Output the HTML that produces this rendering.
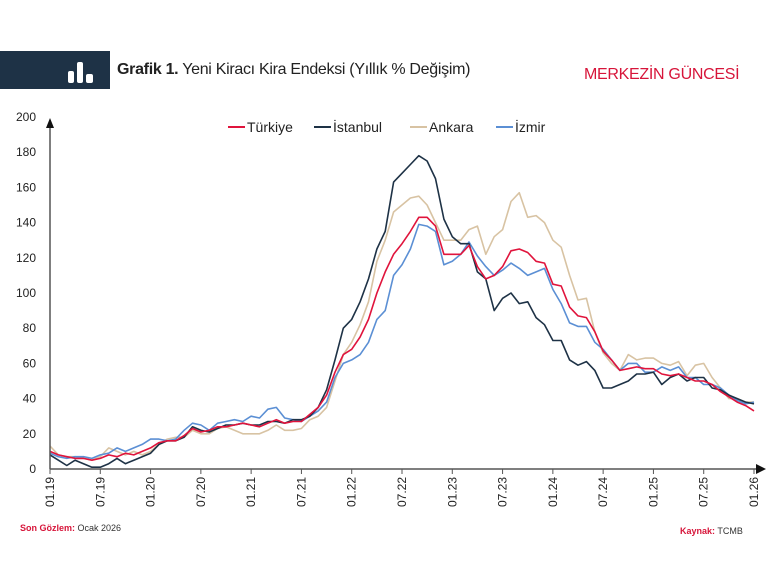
<!DOCTYPE html>
<html><head><meta charset="utf-8"><style>
body{margin:0;width:768px;height:576px;background:#fff;font-family:"Liberation Sans",sans-serif;overflow:hidden;position:relative}
.hdr{position:absolute;left:0;top:51px;width:110px;height:38px;background:#1e3246}
.title{position:absolute;left:117px;top:61px;font-size:16px;color:#222;letter-spacing:-0.3px}
.brand{position:absolute;left:584px;top:66px;font-size:16px;color:#d7153a;letter-spacing:-0.3px}
.foot{position:absolute;font-size:9px;color:#333}
.foot b{color:#d7153a}
</style></head><body>
<div class="hdr"><svg width="110" height="38"><rect x="68" y="20" width="6" height="12" rx="2" fill="#fff"/><rect x="77" y="11" width="6" height="21" rx="2" fill="#fff"/><rect x="86" y="23" width="7" height="9" rx="2" fill="#fff"/></svg></div>
<div class="title"><b>Grafik 1.</b> Yeni Kiracı Kira Endeksi (Yıllık % Değişim)</div>
<div class="brand">MERKEZİN GÜNCESİ</div>
<svg id="c" width="768" height="576" style="position:absolute;left:0;top:0"></svg>
<div class="foot" style="left:20px;top:523px"><b>Son Gözlem:</b> Ocak 2026</div>
<div class="foot" style="left:680px;top:526px"><b>Kaynak:</b> TCMB</div>
<script>
const T=[10,8,7,6,6,5,6,8,7,9,8,10,12,15,16,16,19,23,21,22,24,24,25,26,25,24,26,28,26,27,27,31,35,42,55,65,68,75,85,100,112,122,128,135,143,143,138,122,122,122,127,115,108,110,115,124,125,123,118,117,105,104,92,87,86,78,67,62,56,57,58,57,57,54,53,54,52,50,50,48,44,41,38,36,33];
const I=[8,5,2,5,3,1,1,3,6,3,5,7,9,14,16,16,18,24,22,21,23,25,25,26,25,25,27,27,26,28,28,30,35,45,62,80,85,95,108,125,135,163,168,173,178,175,165,142,132,128,128,112,108,90,97,100,94,95,86,82,73,73,62,59,61,56,46,46,48,50,54,54,55,48,52,54,50,52,52,46,45,42,40,38,37];
const A=[13,8,7,7,6,5,7,12,10,8,10,8,10,14,17,18,18,22,20,20,23,24,22,20,20,20,22,25,22,22,23,28,30,35,50,65,72,82,95,118,130,146,150,154,155,150,140,130,130,130,136,138,122,132,136,152,157,143,144,140,130,126,110,96,97,78,66,60,56,65,62,63,63,60,59,61,53,59,60,52,46,40,40,38,38];
const Z=[9,7,6,7,7,6,8,9,12,10,12,14,17,17,16,17,22,26,25,22,26,27,28,27,30,29,34,35,29,28,27,30,33,38,52,60,62,65,72,85,90,110,116,125,139,138,135,116,118,122,129,121,115,110,113,117,114,110,112,114,102,94,83,81,81,72,68,62,56,60,60,55,55,58,56,58,52,52,48,48,46,42,39,37,38];
const X0=50,X1=754,Y0=469,K=1.76;
let s='';
for(let v=0;v<=200;v+=20){s+=`<text x="36" y="${Y0-v*K+4}" text-anchor="end" font-size="12" fill="#222">${v}</text>`}
const labs=['01.19','07.19','01.20','07.20','01.21','07.21','01.22','07.22','01.23','07.23','01.24','07.24','01.25','07.25','01.26'];
labs.forEach((l,j)=>{const x=X0+j*(X1-X0)/14;s+=`<line x1="${x}" y1="${Y0}" x2="${x}" y2="${Y0+5}" stroke="#555"/><text transform="translate(${x+4},${Y0+8}) rotate(-90)" text-anchor="end" font-size="12" fill="#222">${l}</text>`});
function pl(d,c){return `<polyline fill="none" stroke="${c}" stroke-width="1.6" stroke-linejoin="round" points="${d.map((v,i)=>(X0+i*(X1-X0)/84).toFixed(1)+','+(Y0-v*K).toFixed(1)).join(' ')}"/>`}
s+=pl(A,'#d8c3a3')+pl(Z,'#5b8fd4')+pl(I,'#1e3246')+pl(T,'#e0143c');
s+=`<line x1="${X0}" y1="${Y0}" x2="758" y2="${Y0}" stroke="#555" stroke-width="1.5"/><polygon points="766,${Y0} 756,${Y0-5} 756,${Y0+5}" fill="#111"/>`;
s+=`<line x1="${X0}" y1="${Y0}" x2="${X0}" y2="126" stroke="#555" stroke-width="1.5"/><polygon points="${X0},118 ${X0-4},128 ${X0+4},128" fill="#111"/>`;
const lg=[['Türkiye','#e0143c',228],['İstanbul','#1e3246',314],['Ankara','#d8c3a3',410],['İzmir','#5b8fd4',496]];
lg.forEach(([n,c,x])=>{s+=`<line x1="${x}" y1="127" x2="${x+17}" y2="127" stroke="${c}" stroke-width="2"/><text x="${x+19}" y="132" font-size="14" fill="#222">${n}</text>`});
document.getElementById('c').innerHTML=s;
</script>
</body></html>
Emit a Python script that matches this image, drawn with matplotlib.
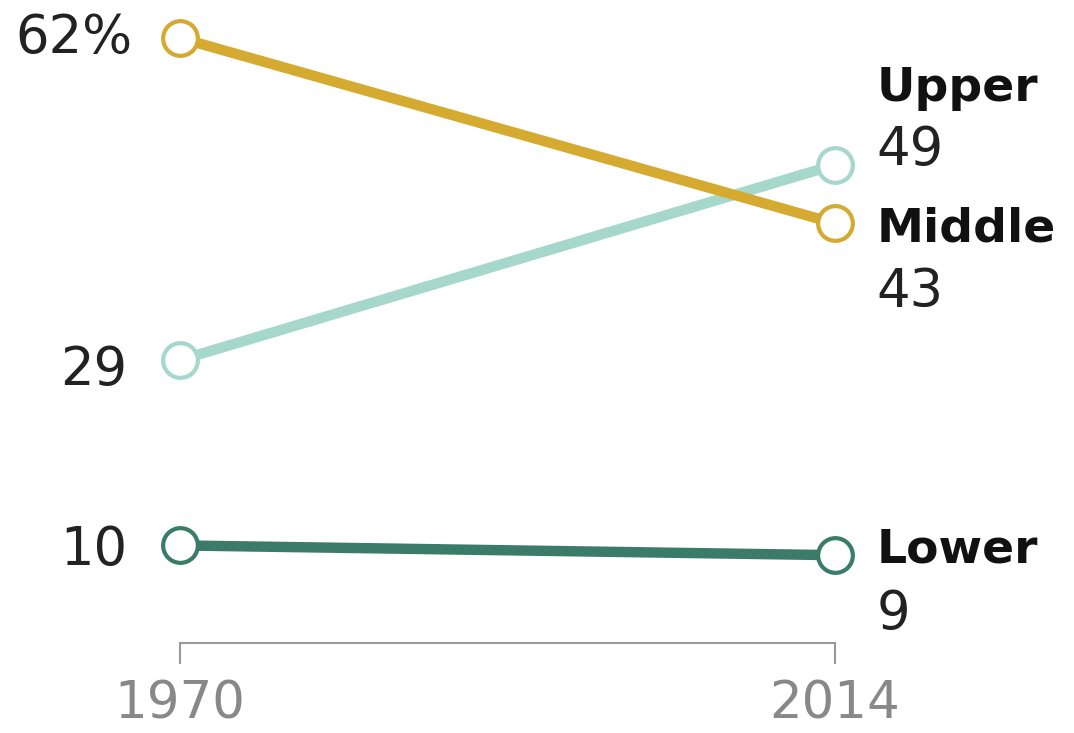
import matplotlib.pyplot as plt

years = ["1970", "2014"]
groups = ["Upper", "Middle", "Lower"]
upper = [29, 49]
middle = [62, 43]
lower = [10, 9]
colors = {"Upper": "#A5D8CB", "Middle": "#D4AA30", "Lower": "#3B7C69"}
series = {"Upper": upper, "Middle": middle, "Lower": lower}

plt.rcParams['font.family'] = ['DejaVu Sans']
fig = plt.figure(figsize=(10.74, 7.33), dpi=100)
ax = fig.add_axes([180/1074, 90/733, (835-180)/1074, (643-38)/733])
ax.set_xlim(0, 1)
ax.set_ylim(0, 62)

x = [0, 1]
for g in ["Lower", "Upper", "Middle"]:
    ax.plot(x, series[g], color=colors[g], lw=7.5, solid_capstyle='butt', zorder=2, clip_on=False)
    ax.plot(x, series[g], 'o', ms=25, mfc='white', mec=colors[g], mew=3, zorder=3, clip_on=False)

# left labels
left_texts = {"Middle": "62%", "Upper": "29", "Lower": "10"}
left_off = {"Middle": (-34, 0), "Upper": (-38, -7), "Lower": (-38, -3)}
for g, t in left_texts.items():
    ax.annotate(t, (0, series[g][0]), xytext=left_off[g], textcoords='offset points',
                ha='right', va='center', fontsize=38, color='#222222', annotation_clip=False)

# right labels
name_dy = {"Upper": 55, "Middle": -4, "Lower": 4}
num_dy = {"Upper": 11, "Middle": -49, "Lower": -42}
for g in groups:
    v = series[g][1]
    ax.annotate(g, (1, v), xytext=(30, name_dy[g]), textcoords='offset points',
                ha='left', va='center', fontsize=34, fontweight='bold', color='#111111', annotation_clip=False)
    ax.annotate(str(v), (1, v), xytext=(30, num_dy[g]), textcoords='offset points',
                ha='left', va='center', fontsize=38, color='#222222', annotation_clip=False)

for s in ["top", "right", "left"]:
    ax.spines[s].set_visible(False)
ax.spines["bottom"].set_color('#999999')
ax.spines["bottom"].set_linewidth(1.5)
ax.set_yticks([])
ax.set_xticks(x)
ax.set_xticklabels(years)
ax.tick_params(axis='x', length=15, width=1.5, color='#999999', labelsize=37, labelcolor='#888888', pad=11)

fig.savefig("out.png", dpi=100)
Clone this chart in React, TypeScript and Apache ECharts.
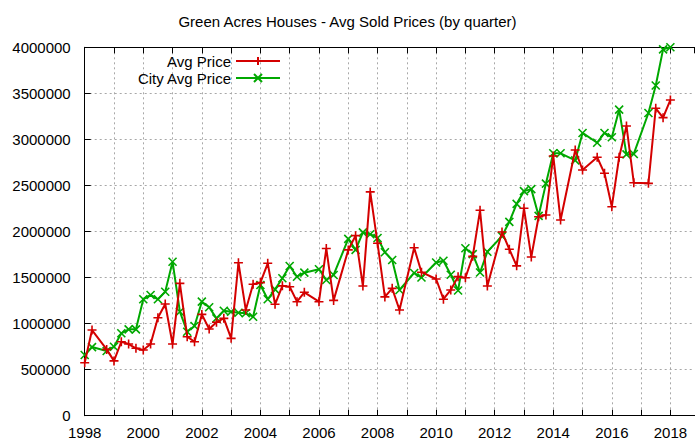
import React, { useEffect, useRef } from 'react';
import * as echarts from 'echarts';

const TITLE = 'Green Acres Houses - Avg Sold Prices (by quarter)';
const SERIES_NAMES = ['Avg Price', 'City Avg Price'];

// quarter positions (decimal years)
const QUARTERS = [
  1998.0, 1998.25, 1998.75,
  1999.0, 1999.25, 1999.5, 1999.75,
  2000.0, 2000.25, 2000.5, 2000.75,
  2001.0, 2001.25, 2001.5, 2001.75,
  2002.0, 2002.25, 2002.5, 2002.75,
  2003.0, 2003.25, 2003.5, 2003.75,
  2004.0, 2004.25, 2004.5, 2004.75,
  2005.0, 2005.25, 2005.5,
  2006.0, 2006.25, 2006.5,
  2007.0, 2007.25, 2007.5, 2007.75,
  2008.0, 2008.25, 2008.5, 2008.75,
  2009.25, 2009.5,
  2010.0, 2010.25, 2010.5, 2010.75,
  2011.0, 2011.25, 2011.5, 2011.75,
  2012.25, 2012.5, 2012.75,
  2013.0, 2013.25, 2013.5, 2013.75,
  2014.0, 2014.25, 2014.75,
  2015.0, 2015.5, 2015.75,
  2016.0, 2016.25, 2016.5, 2016.75,
  2017.25, 2017.5, 2017.75,
  2018.0,
];

const AVG_PRICE = [
  575000, 930000, 720000,
  595000, 803000, 778000, 732000,
  713000, 778000, 1064000, 1213000,
  778000, 1437000, 858000, 803000,
  1100000, 941000, 1015000, 1057000,
  840000, 1661000, 1148000, 1427000,
  1445000, 1655000, 1210000, 1410000,
  1400000, 1238000, 1340000,
  1238000, 1815000, 1252000,
  1800000, 1955000, 1408000, 2430000,
  1872000, 1290000, 1383000, 1148000,
  1823000, 1558000,
  1484000, 1265000, 1365000, 1510000,
  1498000, 1730000, 2230000, 1408000,
  1995000, 1807000, 1627000,
  2252000, 1723000, 2160000, 2179000,
  2820000, 2125000, 2885000,
  2668000, 2806000, 2632000,
  2269000, 2806000, 3146000, 2530000,
  2523000, 3338000, 3236000,
  3428000,
];

const CITY_AVG_PRICE = [
  659000, 745000, 703000,
  749000, 895000, 938000, 938000,
  1264000, 1311000, 1264000, 1346000,
  1672000, 1129000, 912000, 974000,
  1238000, 1177000, 1057000, 1140000,
  1129000, 1118000, 1112000, 1075000,
  1419000, 1264000, 1372000, 1492000,
  1625000, 1509000, 1553000,
  1590000, 1473000, 1528000,
  1920000, 1800000, 1990000, 1970000,
  1930000, 1775000, 1690000, 1365000,
  1550000, 1500000,
  1664000, 1683000, 1530000, 1360000,
  1818000, 1755000, 1555000, 1780000,
  1950000, 2105000, 2300000,
  2438000, 2460000, 2170000, 2520000,
  2849000, 2849000, 2772000,
  3070000, 2964000, 3070000,
  3023000, 3323000, 2837000, 2842000,
  3287000, 3585000, 3978000,
  4000000,
];

const X_MIN = 1998;
const X_MAX = 2018.83; // visible end of the (cropped) axis
const Y_MIN = 0;
const Y_MAX = 4000000;
const Y_STEP = 500000;

const RED = '#d40000';
const GREEN = '#00a800';
const FONT = "'Liberation Sans', Arial, sans-serif";

const PLUS = 'path://M0,5L10,5M5,0L5,10';
const CROSS = 'path://M0,0L10,10M10,0L0,10';

export default function App() {
  const ref = useRef<HTMLDivElement>(null);
  useEffect(() => {
    if (!ref.current) return;
    const chart = echarts.init(ref.current, undefined, { renderer: 'svg' });
    const gridLine = {
      show: true,
      showMinLine: false,
      showMaxLine: false,
      lineStyle: { color: '#a8a8a8', width: 1, type: [2, 3] as any },
    };
    const legendBase = {
      orient: 'vertical' as const,
      right: 414,
      align: 'right' as const,
      itemWidth: 44,
      itemHeight: 10,
      padding: 0,
      selectedMode: false,
      textStyle: { fontSize: 15, color: '#000', fontFamily: FONT, lineHeight: 16 },
    };
    const axisLine = { show: true, lineStyle: { color: '#000', width: 1 } };
    const tick = { show: true, inside: true, length: 6, lineStyle: { color: '#000' } };
    chart.setOption({
      animation: false,
      backgroundColor: '#fff',
      title: {
        text: TITLE,
        left: 'center',
        top: 9,
        textStyle: { fontSize: 15, fontWeight: 'normal', color: '#000', fontFamily: FONT },
      },
      legend: [
        { ...legendBase, data: [SERIES_NAMES[0]], top: 53 },
        { ...legendBase, data: [SERIES_NAMES[1]], top: 70 },
      ],
      grid: {
        left: 84.7,
        top: 47.3,
        bottom: 26.3,
        right: 0.3,
        show: false,
      },
      xAxis: [
        {
          type: 'value',
          min: X_MIN,
          max: X_MAX,
          interval: 1,
          axisLine,
          axisTick: tick,
          axisLabel: {
            fontSize: 15,
            color: '#000',
            fontFamily: FONT,
            margin: 9,
            showMaxLabel: false,
            formatter: (v: number) =>
              Math.abs(v - Math.round(v)) < 1e-6 && Math.round(v) % 2 === 0 ? String(Math.round(v)) : '',
          },
          splitLine: gridLine,
        },
        {
          type: 'value',
          position: 'top',
          min: X_MIN,
          max: X_MAX,
          interval: 1,
          axisLine,
          axisTick: tick,
          axisLabel: { show: false },
          splitLine: { show: false },
        },
      ],
      yAxis: {
        type: 'value',
        min: Y_MIN,
        max: Y_MAX,
        interval: Y_STEP,
        axisLine,
        axisTick: tick,
        axisLabel: {
          fontSize: 15,
          color: '#000',
          fontFamily: FONT,
          margin: 14,
          formatter: (v: number) => String(v),
        },
        splitLine: gridLine,
      },
      series: [
        {
          name: SERIES_NAMES[0],
          type: 'line',
          xAxisIndex: 0,
          data: QUARTERS.map((q, i) => [q, AVG_PRICE[i]]),
          symbol: PLUS,
          symbolSize: 9,
          showAllSymbol: true,
          lineStyle: { color: RED, width: 2 },
          itemStyle: { color: RED, borderColor: RED, borderWidth: 1.6 },
          z: 3,
        },
        {
          name: SERIES_NAMES[1],
          type: 'line',
          xAxisIndex: 0,
          data: QUARTERS.map((q, i) => [q, CITY_AVG_PRICE[i]]),
          symbol: CROSS,
          symbolSize: 8,
          showAllSymbol: true,
          lineStyle: { color: GREEN, width: 2 },
          itemStyle: { color: GREEN, borderColor: GREEN, borderWidth: 1.6 },
          z: 2,
        },
      ],
    });
    return () => chart.dispose();
  }, []);
  return (
    <div
      ref={ref}
      style={{ position: 'fixed', left: 0, top: 0, width: 695, height: 442 }}
    />
  );
}
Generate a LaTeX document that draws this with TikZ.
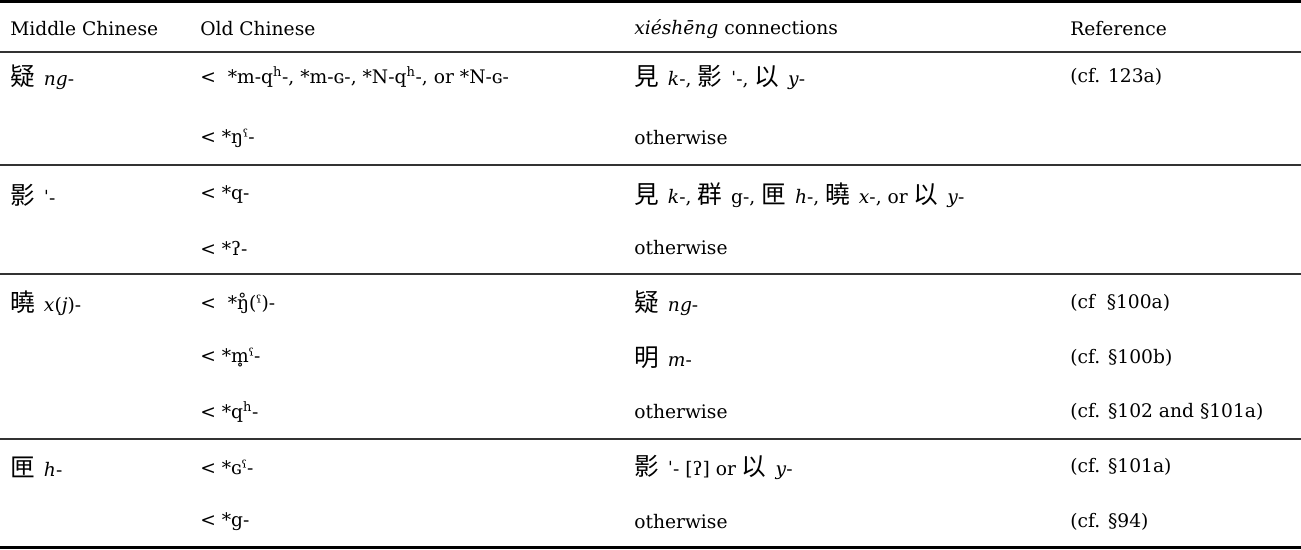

::::

What you need to do: From the data above, pick out each line containing "document" and copy it.

Solution below:
document.getElementById('c').innerHTML=s;
Generate a LaTeX document that draws this with TikZ.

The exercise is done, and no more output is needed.